I can easily believe it. Jackson Pollock was a huge talent. The feedback I got from his painting in the Tate that day was that there was just no way I could hope to pull off anything remotely like that as an artist because I was just setting out and he had clearly 'arrived", wherever that was.

I read a really good biography on Pollock a good many years back now, and it was really interesting to witness how much he developed from the callow would-be artist following his brother to NYC in the midst of the great depression. Apparently, registering as an artist in those days gave you many benefits over the great unwashed, since federal government sought to nurture the arts through that 'difficult' period. Pollock, of course, drank away all of these financial incentives ; but there he was, numerous humiliations later, turning out the good stuff.

ib said...

hey, by the way, jon ; happy 4th of July! You're still on vacation, right ?

Your driver said...

Yes, numerous posts on the subject of July 4. I am also going for volunteer training at the anarchist info center, Free Mind Media.

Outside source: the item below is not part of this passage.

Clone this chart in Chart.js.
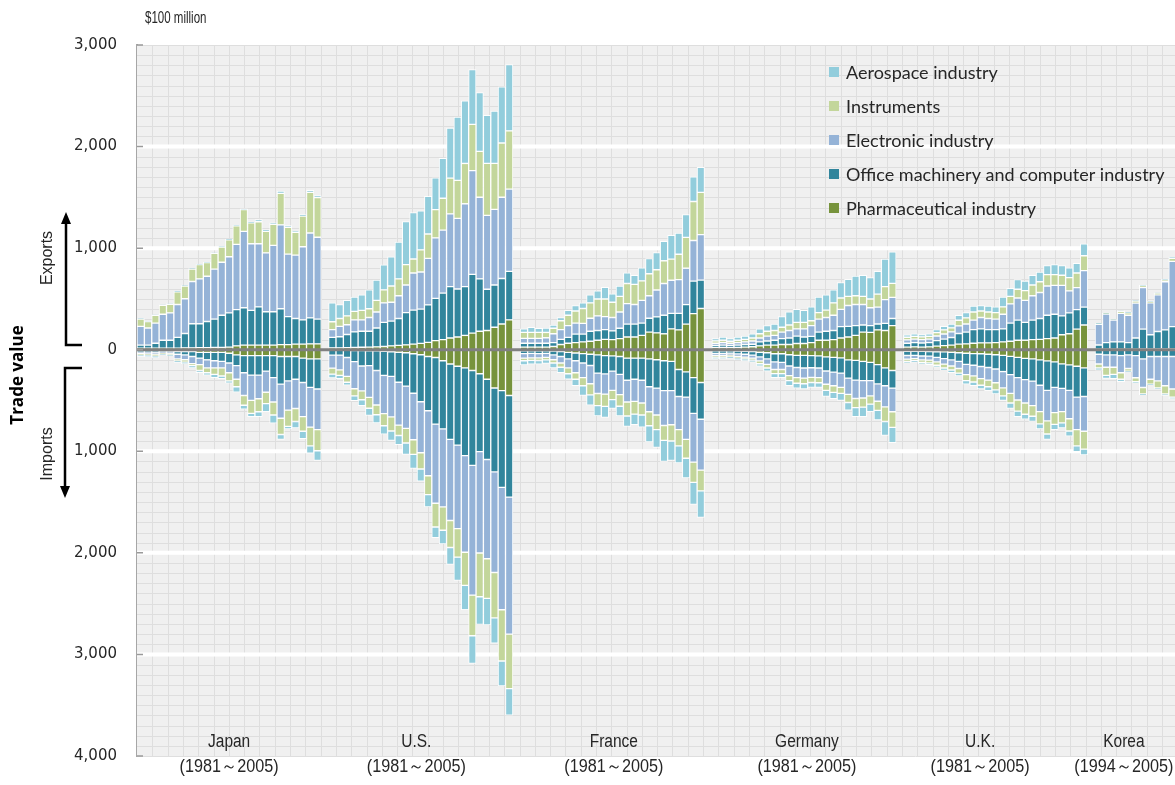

What better way to celebrate freedom?

Your driver said...

By the way, did you say that a Glasgow accent would sound like an Irish accent to a Londoner? To me, they sound like two different languages! I have a bad habit of trying to imitate accents and those are two of the hardest. Those and the old time accent from Baltimore (Ballmoor) Maryland. I won't even try that one.

ib said...

I know, the two accents are noticeably different but there are similarities given Glasgow's huge Irish population and the close geographical and cultural ties. When I was in Holland many people mistook me for being Irish, and a guy from Dublin I knew was often asked if he was from Scotland.

At least the Dutch have an excuse, since there is no common language.

Many Londoners - forgive me for saying this - can be insular to the point of absurdity. Anything North of the Watford Gap is often considered regional. When I sold over the phone for a period of time - cold calling - there were even some southerners who concluded from my accent that I must be Indian or Pakistani! I kid you not.

I digress. Good luck with the Free Mind Media center.

Unknown said...

Last winter I watched a rather interesting documentary called Who The #$&% Is Jackson Pollack? that was rather entertaining and informative. I'd tell you about it, but you'd probably learn more reading that Wiki page.

I admit to being clueless towards stuff as abstract as his (I like making abstract, though. I wonder why that is?), but the movie did orient towards an appreciation of his unique style.

ib said...

Essentially, what I'd like to say about Jackson Pollock is this :

Initially, when he settled in NYC he was very much under his older brother's thrall. He tried very hard to become a figurative artist, or accepted commercially, and failed miserably.

He went to Martha's Vineyard on vacation and made a complete horse's ass of himself.

He designed some plates. His plates were shit.

He went back to NYC and drank himself half crazy on the Bowery.

He was committed to Bellevue. Frequently.

He suddenly stunned all those who doubted him by churning out great art in a manic explosion while keeping his mouth astutely shut.

He was exhibited to great acclaim, after those who recognised his genius struggled to promote his unique voice.

If he were a writer, he might just as easily have been Bukowski. Or Burroughs. Or anyone with unpaid campaigners on their side.

ib said...

I just read this post again while drunk in charge of a keyboard. Lest you form the opinion that I may have, or have had in the past, any partisan affinity with the IRA let me go on record as saying I hate these fuckers.

It's all (or was then) just a smokescreen for organised crime. On a Sunday, in some pool hall somewhere, you can bet the IRA and the UDA were bedding down with each other and discussing last week's takings.

Over and out.

ib said...

I can't abide terrorists. And I have no time for bullies, either.